Sports writer Rick Cleveland talks about football great Walter Payton’s death 20 years later
Walter Payton died 20 years ago today – 20 years, and I still can’t believe he’s gone.
Walter Jerry Payton, born July 25, 1954, in Columbia, was the best football player I ever saw. Period. He could run it, he could catch it, he could kick it, he could punt it, and he could throw it. And he was the best blocking running back I ever saw, as well. He knocked 285-pound defensive ends backwards. Running with the football surely was what he did best. He could run between the tackles and he could run wide. Had he not been so valuable as an offensive player, he surely would have been the best strong safety ever. He was made for physical contact. When you tackled him, it hurt you worse than it hurt him.
I asked D.D. Lewis one time who was the toughest man he ever had to tackle. D.D. didn’t hesitate.
“Walter Payton,” D.D. answered. “It was like tackling a 215-pound bowling ball. It hurt. I mean, it really hurt.”
Walter and I were from the same neck of the woods, he from Columbia and I from Hattiesburg. I was about 21 months older than he, and was working as a teenaged sportswriter for the Hattiesburg American when he began to play football for the Columbia Wildcats. Columbia was on the outskirts of our circulation area, but we had a stringer who called in the report of the Columbia games every Friday night.
Her name was Eva B. Beets, and she had a drawl that was so rich, so Southern and so molasses-slow she could make football into a four-syllable word. “Rickey,” she’d begin every Friday night, “you are not going to believe what that Payton boy went and did tonight.”
Once, Mrs. Beets told me, “Rickey, he scored six touchdowns and on the last one he ran the last 30 yards backwards.”
As it turned out, that’s why surely one of the greatest football players who ever lived wasn’t offered a scholarship by Ole Miss, Mississippi State or nearby Southern Miss. This was right at the cusp of integration. The Mississippi schools were recruiting what some coaches would call “the right kind of black players.”
They wanted black players who would hand the ball to the official after they scored a touchdown, not run the last 30 yards backwards.
I remember thinking, “You know, you can teach a kid to hand the ball to the referee.
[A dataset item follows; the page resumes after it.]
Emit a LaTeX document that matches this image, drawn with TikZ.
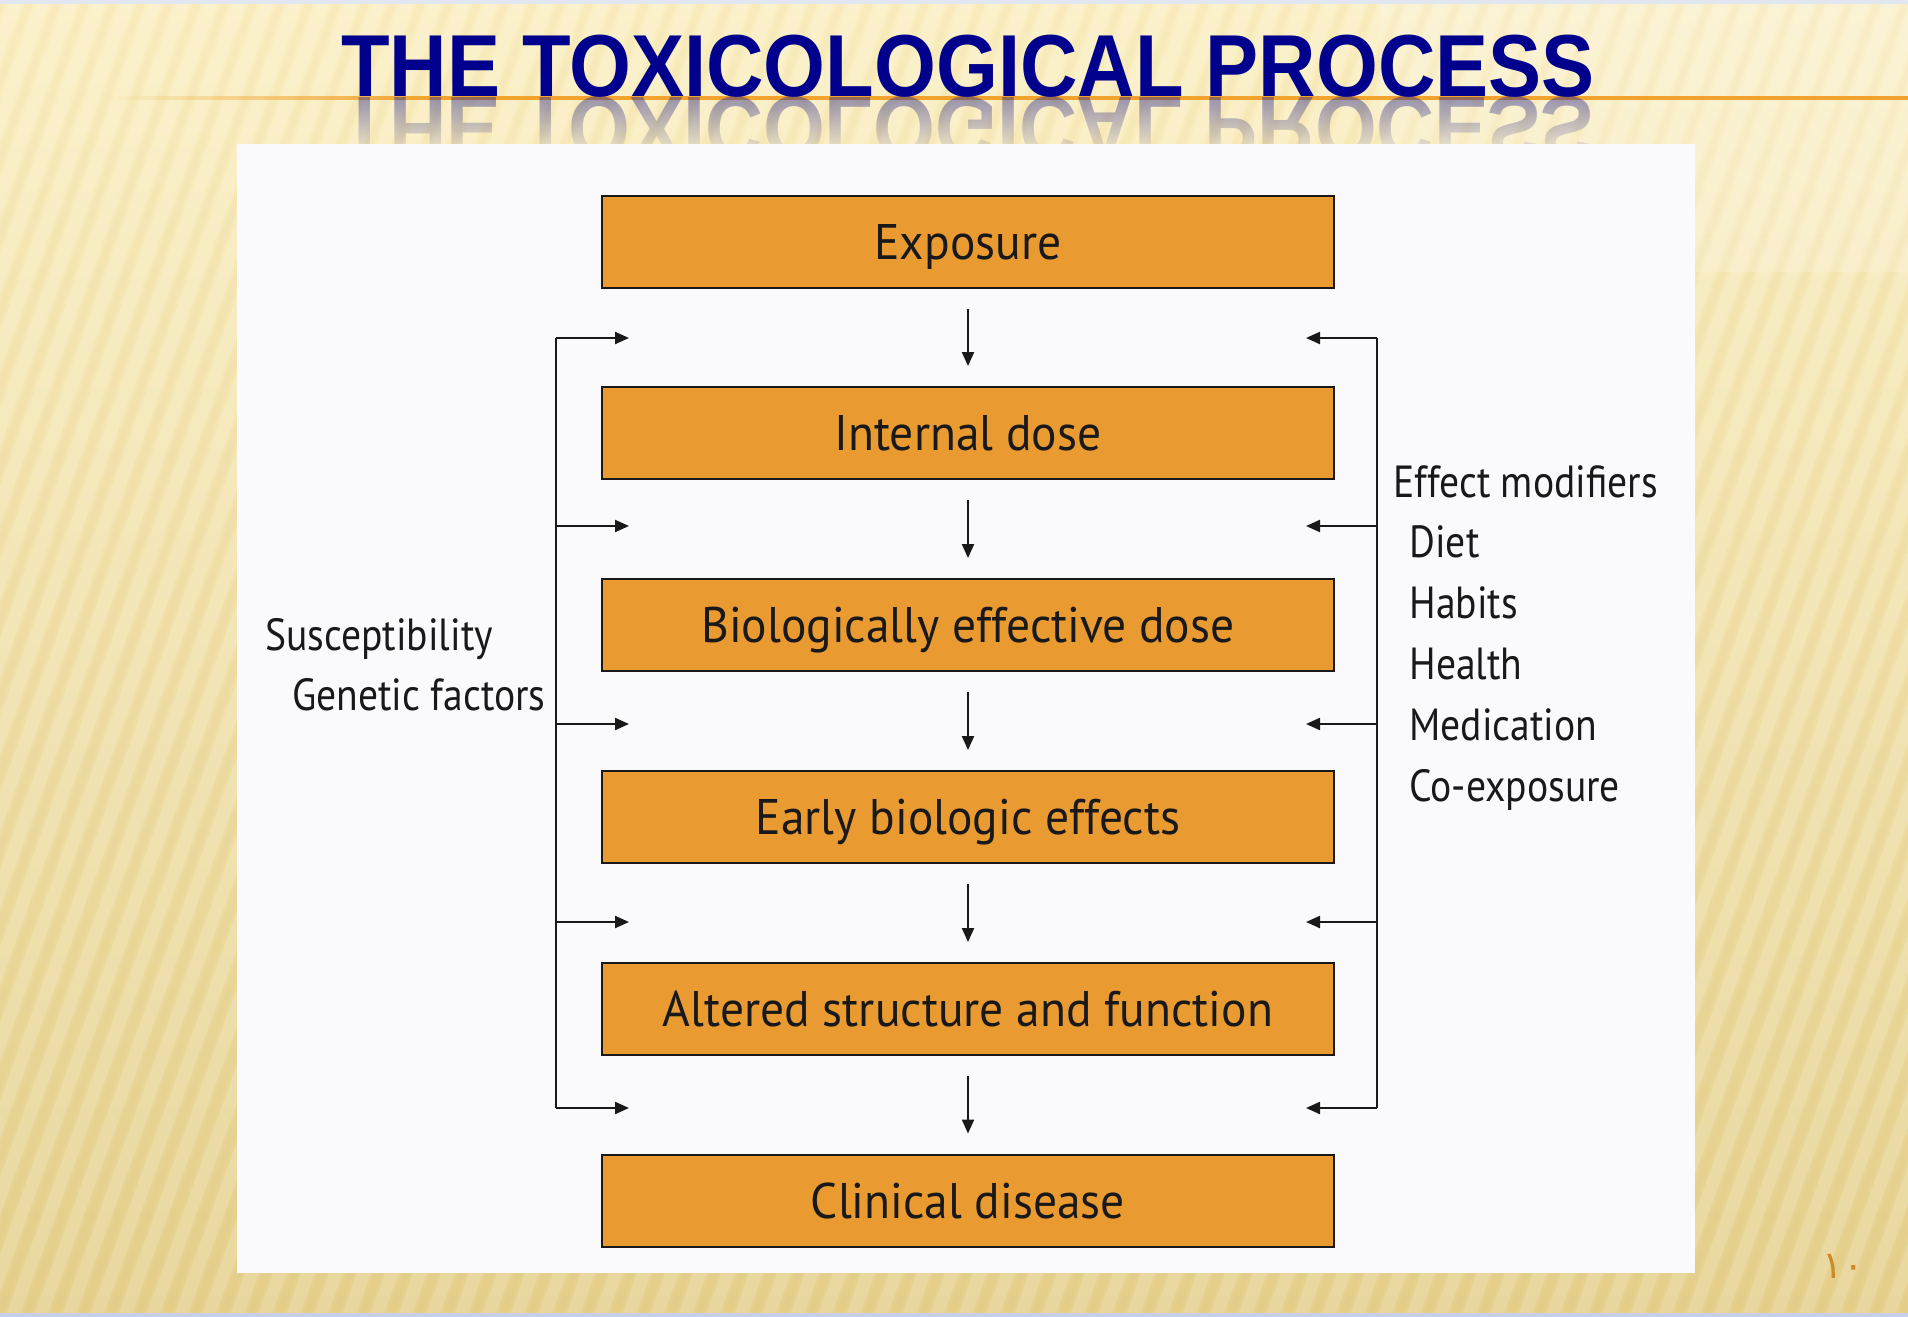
\documentclass[tikz,border=0pt]{standalone}
\usepackage{fontspec}
\setmainfont{PT Sans}
\newfontfamily\boxfam{PT Sans}[FakeStretch=0.95]
\newfontfamily\sidefam{PT Sans}[FakeStretch=0.88]
\newfontfamily\titlefont{Liberation Sans}
\newfontfamily\numfont{DejaVu Sans}
\usetikzlibrary{arrows.meta,fadings}

\definecolor{boxorange}{RGB}{233,155,50}
\definecolor{titleblue}{RGB}{0,0,140}
\definecolor{bgtop}{RGB}{251,239,194}
\definecolor{bgbot}{RGB}{229,208,140}
\definecolor{panelwhite}{RGB}{250,250,252}
\definecolor{rulecol}{RGB}{242,163,45}
\definecolor{pagenum}{RGB}{205,138,38}
\definecolor{topband}{RGB}{226,230,240}
\definecolor{botband}{RGB}{200,208,232}
\definecolor{inkcol}{RGB}{25,25,25}

\tikzfading[name=reflectfade, top color=transparent!55, bottom color=transparent!100]
\tikzfading[name=rulefade, left color=transparent!100, right color=transparent!0]

\newcommand\boxfont{\boxfam\fontsize{25}{30}\selectfont}
\newcommand\sidefont{\sidefam\fontsize{22.5}{28}\selectfont}
\newcommand\headfont{\titlefont\bfseries\fontsize{44}{44}\selectfont}

\tikzset{
  procbox/.style={draw=inkcol, line width=1pt, fill=boxorange,
    minimum width=366pt, minimum height=46pt, inner sep=0pt,
    text height=17.5pt, text depth=0pt, font=\boxfont, text=inkcol},
  sidelabel/.style={anchor=base west, inner sep=0pt, font=\sidefont, text=inkcol},
  arr/.style={draw=inkcol, line width=1.1pt, -{Triangle[length=7pt,width=6pt]}},
  spine/.style={draw=inkcol, line width=1.1pt},
}

\begin{document}
\begin{tikzpicture}[x=0.5pt, y=-0.5pt]
\useasboundingbox (0,0) rectangle (1908,1317);

% slide background: warm paper tone with soft diagonal stripes
\shade[top color=bgtop, bottom color=bgbot] (0,0) rectangle (1908,1317);
\foreach \i in {0,...,92} {
  \draw[white, opacity=0.17, line width=6.5pt] ({-520+\i*28},1317) -- ++(480,-1317);
  \draw[brown!60!bgbot, opacity=0.05, line width=3.5pt] ({-506+\i*28},1317) -- ++(480,-1317);
}
\fill[white, opacity=0.18] (1380,0) rectangle (1908,272);
\fill[topband] (0,0) rectangle (1908,4);
\fill[botband] (0,1313) rectangle (1908,1317);

% title rule
\fill[rulecol, path fading=rulefade] (110,96) rectangle (430,100);
\fill[rulecol] (430,96) rectangle (1908,100);

% mirrored title
\begin{scope}
  \path[scope fading=reflectfade, fit fading=true] (300,98) rectangle (1650,158);
  \node[anchor=base, inner sep=0pt, text=titleblue!70!gray] (titlemirror) at (968,98)
    {\headfont\scalebox{0.904}[-1]{THE TOXICOLOGICAL PROCESS}};
\end{scope}

% title
\node[anchor=base, inner sep=0pt, text=titleblue] (title) at (968,97)
  {\headfont\scalebox{0.904}[1]{THE TOXICOLOGICAL PROCESS}};

% white content panel
\fill[panelwhite] (237,143.6) rectangle (1695,1273);

% process chain
\node[procbox] (b1) at (968,242)   {Exposure};
\node[procbox] (b2) at (968,433)   {Internal dose};
\node[procbox] (b3) at (968,625)   {Biologically effective dose};
\node[procbox] (b4) at (968,817)   {Early biologic effects};
\node[procbox] (b5) at (968,1009)  {Altered structure and function};
\node[procbox] (b6) at (968,1200.5){Clinical disease};

\foreach \a/\b in {b1/b2, b2/b3, b3/b4, b4/b5, b5/b6}
  \draw[arr, shorten <=10pt, shorten >=10pt] (\a) -- (\b);

% side inputs
\foreach \k/\yy in {1/338, 2/526, 3/724, 4/922, 5/1108} {
  \coordinate (sl\k) at (556,\yy);
  \coordinate (tl\k) at (629,\yy);
  \coordinate (sr\k) at (1377,\yy);
  \coordinate (tr\k) at (1306,\yy);
}
\draw[spine] (sl1) -- (sl5);
\draw[spine] (sr1) -- (sr5);
\foreach \k in {1,...,5} {
  \draw[arr] (sl\k) -- (tl\k);
  \draw[arr] (sr\k) -- (tr\k);
}

% left labels
\node[sidelabel] (susc)  at (265,650) {Susceptibility};
\node[sidelabel] (genet) at (292,710) {Genetic factors};

% right labels
\node[sidelabel] (effmod) at (1393,497) {Effect modifiers};
\node[sidelabel] (diet)   at (1409,557) {Diet};
\node[sidelabel] (habits) at (1409,618) {Habits};
\node[sidelabel] (health) at (1409,679) {Health};
\node[sidelabel] (medic)  at (1409,740) {Medication};
\node[sidelabel] (coexp)  at (1409,801) {Co-exposure};

% slide number
\node[inner sep=0pt, text=pagenum, font=\numfont\fontsize{19}{19}\selectfont] (pnum) at (1843,1266) {١٠};
\end{tikzpicture}
\end{document}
You can’t teach him to run for six touchdowns.”
So Walter went to Jackson State where he scored 63 touchdowns (and kicked 53 extra points). And, yes, coaches taught him to hand the ball to the official after he scored.
Hattiesburg attorney Bud Holmes, a close friend of my family, became Walter’s agent. And that’s when I got to know both Payton and his family, especially his lovely mother, Alyne Payton, one of the sweetest ladies I ever met.
Mrs. Payton and I flew to one of Walter’s December Chicago Bears games together in Holmes’ Learjet. I was a little bit scared; she was more than a little bit. We held hands as we landed at Lakefront almost sliding into Lake Michigan on the icy landing strip. She had a grip.
He made us proud, Walter did. His teammates loved him. Fans loved him. Heck, even the officials loved him. He was nicknamed “Sweetness” because of his high-pitched voice and his manners, but he could be more mischievous than most.
Jack Vaughn, the late, long-time NFL official from Starkville, once told me about the time he was trying to get to the bottom of a pile of players to see who had the football. Meanwhile, Walter reached out of the pile, untied and then tied Vaughn’s shoe laces together, left foot to right foot.
“I almost tripped. Walter laughed and laughed,” Vaughn said.
People forget that although Payton ended his career playing for really good Bears teams, he toiled for most of his career for really lousy teams. For the longest time, opponents knew they only had to stop Payton to stop the Bears. And still, they could not. He famously became the NFL’s all-time leading rusher, breaking the great Jim Brown’s record.
In his later years, I covered his inductions into the College Football Hall of Fame at South Bend, Indiana, and his induction into the Pro Football Hall of Fame at Canton, Ohio.
What made his death at age 45, so surprising and so hard to fathom was how healthy and fit he had been even after retirement. His workouts were legendary. Archie Manning tried to work out with him one time here in Jackson. “I made it about 10 minutes before I couldn’t do any more,” Manning told me.
He was chiseled, Walter was. He had muscles on top of muscles. He could run forever. I guess I just assumed he might live forever.
That’s why the news of his death 20 years ago was so stunning. Yes, I had heard he was ill and had lost a lot of weight. We were told he suffered from primary sclerosing cholangitis. I didn’t know what it was but I was sure Payton could beat it.
And then he didn’t. That disease led to cholangiocarcinoma, a difficult way to say bile duct cancer.
That’s what killed the best football player I ever saw 20 years ago today.